ダウン症があるとかないとかどうでもいい、誇りがあればいい。

木本雅彦

はじめに

 そろそろいいタイミングかもしれない。


 僕が本作の執筆に取りかかったのは、なんとなくよいタイミングかもしれないと感じたからという、極めてあいまいな理由からだ。


 実のところ、一年前にも同じような気持ちになり、筆をとったのだが、書き進めることができなかった。その時の書き出しは「これは受容の語りである」というもので、少し肩に力を入れすぎていたのかもしれないと思っている。


 今なら少しは力が抜けただろうか。


 そう思ったのが、タイミングということなのかもしれない。


 僕にはダウン症の息子がいる。


 本作は、ダウン症の育児にまつわる育児記録であり、そのときどきの考えを綴ったエッセイでもある。そしてある部分では自分自身の受容に関する自分語りであるのかもしれないが、受容する対象はダウン症の息子のことだけではないかもしれない。


 育児日記を執筆する人は多い。それだけ、子供を産んで育てるということは、人生の中でインパクトがある出来事なのである。ましてや、それが何かしらの障碍を持つ子供であれば。


 しかし、息子が産まれた時、ダウン症に関する書籍やネット上の情報を色々調べたのだが、その当時は実はそれほど多くの情報が知られているわけではなかった。せいぜい、大学に入学したことで話題になった岩元綾さんの自著と、その母親の自著くらいだっただろうか。


 教科書的な本も一通り取り寄せてみたのだが、どうにも内容が古いものばかりだった。


 多少たりとも状況が変わったのは、2014年に女優の奥山佳恵さんが、次男がダウン症であることをテレビ番組で公表したあたりだろうか。


 一年前に僕が育児記録を書き始めようと思った直接の理由は、奥山佳恵さんの育児日記である「生きているだけで100点満点!」を読んだからだった。


 実は奥山佳恵さんの次男だダウン症児であることは、ダウン症業界(そんなものがあるのか? )ではわりと有名であった。ただ、彼女が夜のバラエティ番組で公表したということが、世間的には大きなインパクトであったようだ。

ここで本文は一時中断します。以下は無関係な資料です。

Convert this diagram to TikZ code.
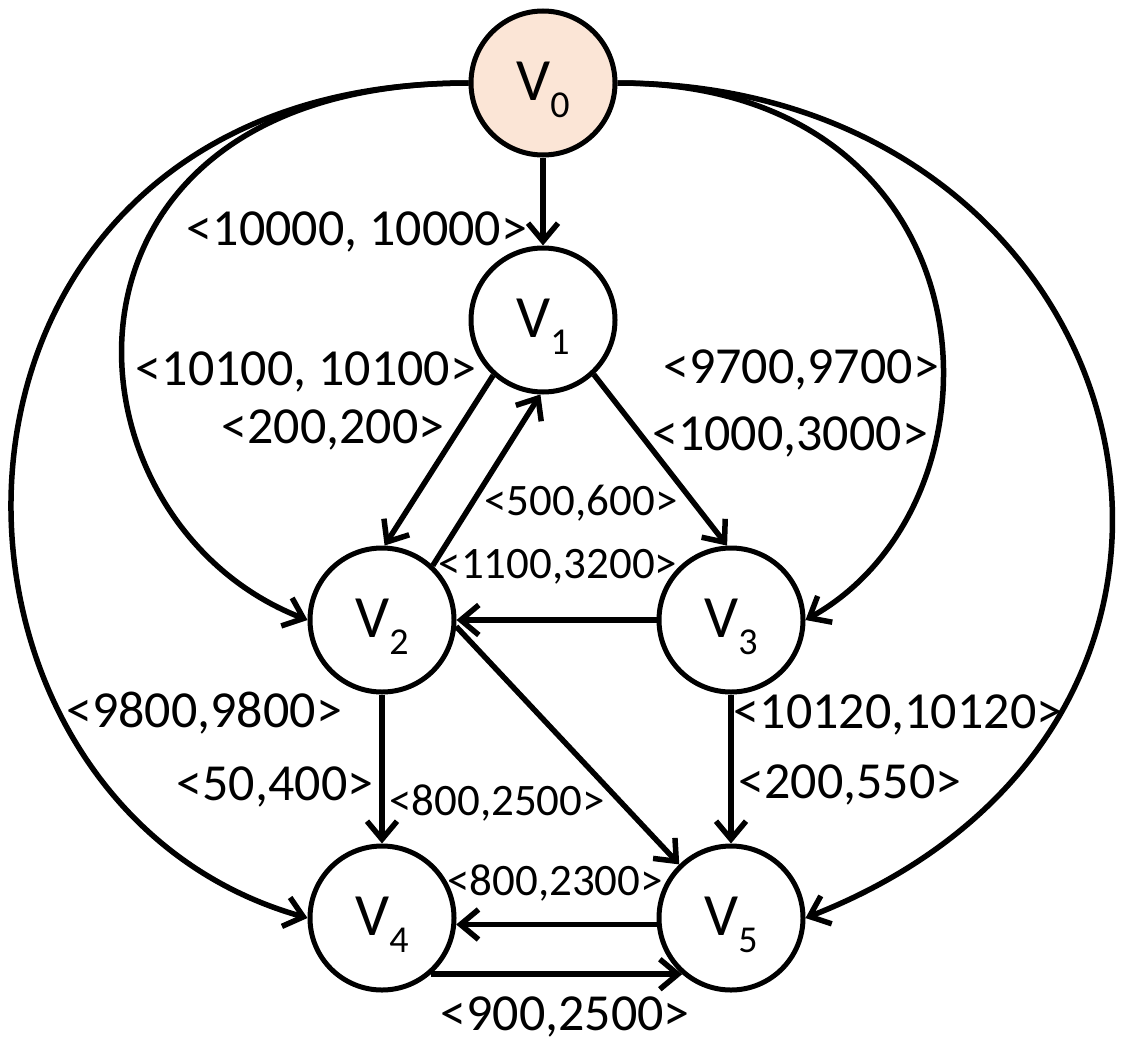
\documentclass[tikz,border=0pt]{standalone}
\usepackage{fontspec}
\setmainfont{Carlito}
\usetikzlibrary{arrows.meta}

\definecolor{peach}{RGB}{251,229,214}
\newcommand{\vsub}[1]{V\raisebox{-17pt}{\fontsize{38}{38}\selectfont #1}}

\tikzset{
  vertex/.style={circle, draw, line width=5pt, minimum size=144pt, inner sep=0pt,
    text depth=4pt, font=\fontsize{60}{60}\selectfont},
  edge/.style={line width=5.5pt, -{Straight Barb[length=18pt,width=30pt]}},
  costbig/.style={font=\fontsize{52}{52}\selectfont, inner sep=0pt},
  costsmall/.style={font=\fontsize{45}{45}\selectfont, inner sep=0pt}
}

\begin{document}
\begin{tikzpicture}[x=1pt,y=-1pt]
    \useasboundingbox (0,0) rectangle (1123,1046);

    % vertices
    \node[vertex, fill=peach] (v0) at (543,83) {\vsub{0}};
    \node[vertex] (v1) at (543,320) {\vsub{1}};
    \node[vertex] (v2) at (382,620) {\vsub{2}};
    \node[vertex] (v3) at (731,620) {\vsub{3}};
    \node[vertex] (v4) at (382,918) {\vsub{4}};
    \node[vertex] (v5) at (731,918) {\vsub{5}};

    % edges out of v0
    \draw[edge] (v0) -- (v1);
    \draw[edge] (v0.west) .. controls (25,83) and (50,520) .. (v2.west);
    \draw[edge] (v0.west) .. controls (-110,83) and (-110,800) .. (v4.west);
    \draw[edge] (v0.east) .. controls (1000,83) and (1020,500) .. (v3.east);
    \draw[edge] (v0.east) .. controls (1150,83) and (1310,720) .. (v5.east);

    % inner edges
    \draw[edge] (v1.228) -- (v2.88);
    \draw[edge] (v2.47) -- (v1.268);
    \draw[edge] (v1.313) -- (v3.93);
    \draw[edge] (v3) -- (v2);
    \draw[edge] (v2.355) -- (v5.134);
    \draw[edge] (v2) -- (v4);
    \draw[edge] (v3) -- (v5);
    \draw[edge] (v5.185) -- (v4.355);
    \draw[edge] (v4.311) -- (v5.229);

    % weights
    \node[costbig] (l01) at (357,232) {<10000, 10000>};
    \node[costbig] (l02) at (306,372) {<10100, 10100>};
    \node[costbig] (l12) at (333,430) {<200,200>};
    \node[costbig] (l03) at (801,370) {<9700,9700>};
    \node[costbig] (l13) at (790,437) {<1000,3000>};
    \node[costsmall] (l21) at (581,503) {<500,600>};
    \node[costsmall] (l32) at (558,567) {<1100,3200>};
    \node[costbig] (l04) at (204,713) {<9800,9800>};
    \node[costbig] (l24) at (275,787) {<50,400>};
    \node[costsmall] (l25) at (497,803) {<800,2500>};
    \node[costbig] (l05) at (898,715) {<10120,10120>};
    \node[costbig] (l35) at (850,785) {<200,550>};
    \node[costsmall] (l54) at (555,883) {<800,2300>};
    \node[costbig] (l45) at (565,1017) {<900,2500>};
\end{tikzpicture}
\end{document}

 その時、彼女の息子は3歳で、それ以来息子とともにテレビにも出演し、ダウン症の子供が特異ではないことの啓発に取り組んでいる。


 奥山さんのやりかたについての是非については、色々意見があるだろうが、彼女がテレビでダウン症の息子について語るようになって以降、子供がダウン症であることを周囲に話しやすくなったという意見は聞くので、彼女が意図した効果はあるのだと思う。


 彼女の前向きな発言は、明るいキャラクターと重なって、テレビという世界での彼女の役割には非常にマッチしていると言える。


 ただし、ダウン症の子供を育てることは、それだけのことではない。


 彼女の本を読んだ僕は、やはり彼女は彼女、僕は僕という当然のことを考えざるをえず、よって自分の個人的な記録にも多少なりとも存在意義があるのではないかと考えた。


 同時に、息子が生まれて四年、五年と経過した今の段階になって、ようやく書けることもあるだろうし、そういった大切なことはこの先忘れていってしまうようなことかもしれないことにも気づいた。


 子供が生まれて最初に感じたことは、育児に一般論なんかないということだった。


 子供ひとりひとり、親それぞれで、個別の対応をしなければならない。個別の方法論、運用方法を編み出さないといけない。完成された(あるいは未完成ながらも)大人がふたり一緒に暮らすだけだった夫婦生活と違い、生まれ落ちた子供はその生命の与奪を両親に委ねている。子供が生まれた瞬間から、その家庭は組織となる。そしてその組織の運用にセオリーはない。


 だからこそ、世の中には山のような育児日記や育児エッセイが溢れている。


 そのすべてに等しく価値があるのかは、僕には分からない。


 なぜなら、いざ育児をする段になると、忙しくて育児エッセイなど読んでいる余裕がないからだ。仮に読んでもそれをふむふむと受け入れる心の余裕もない。


 育児日記には情報としての価値はあるが、書籍としての価値はいかほどのものか。


 育児エッセイは誰のためになるのかと考えたら、むしろ育児を始める前の人への心の準備の材料として役にたつではなかろうか。であれば、僕がかくこの文章も、これからダウン症の父親になろうとしている人の心の準備の一助になるかもしれない。


 ならないかもしれない。


 だって、育児は各論だから。


 そんなこんなで、とりあえず書き始めてみたら堅苦しい書きっぷりになりかけて疲れてきたのではあるが、僕がダウン症の子供を迎えるにあたってどういうことを考えたのか、から始まり、ダウン症の子供を育てる我が家がどれだけてんやわんやなのか、などを語っていきたいと思う。